Work on MAJE began in early 2016 when the Air Force awarded Boeing a $55 million contract for an X-Band anti-jam upgrade focusing on the ground segment and enabling WGS to locate jammers and adjust the satellite beams to neutralize the jammers (Defense Daily, May 10, 2016).
Software and hardware upgrades for the Army-operated Global SATCOM Configuration Control Element (GSCCE) ground system make up MAJE. The Army’s GSCCE is designed to detect, identify, geo-locate and mitigate unwanted radio frequency energy on the WGS satellites.
WGS satellites provide high data rate communications for the U.S. military services and others, including the White House Communications Agency, the U.S. State Department, and international partners.
Boeing is building WGS-11 under a $605 million firm-fixed price contract awarded last year (Defense Daily, Apr. 19, 2019). While Congress appropriated $600 million in the fiscal year 2018 defense appropriations bill for two additional WGS satellites, the Air Force decided to go with just one more, WGS-11, and double its communications capacity.
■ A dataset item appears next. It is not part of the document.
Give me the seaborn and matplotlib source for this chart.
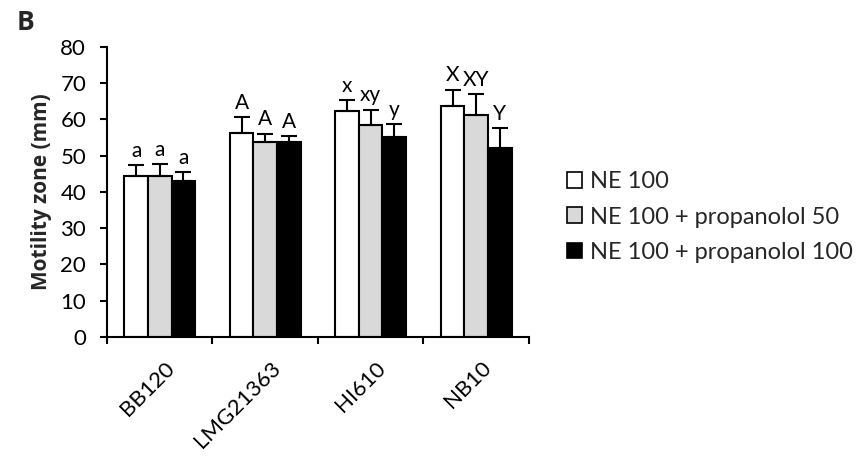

The WGS program office released a sole-source request for proposal to Boeing for WGS-11 in June 2018.
On Feb. 10, “SMC definitized a $599.5 million firm-fixed-price contract for the procurement of a WGS-11 satellite,” per the SMC Sept. 21 email. “WGS 1-10 program acquisition unit cost was $452.8 million excluding MAJE enhancements, which cost an additional $68 million for WGS 1-10.”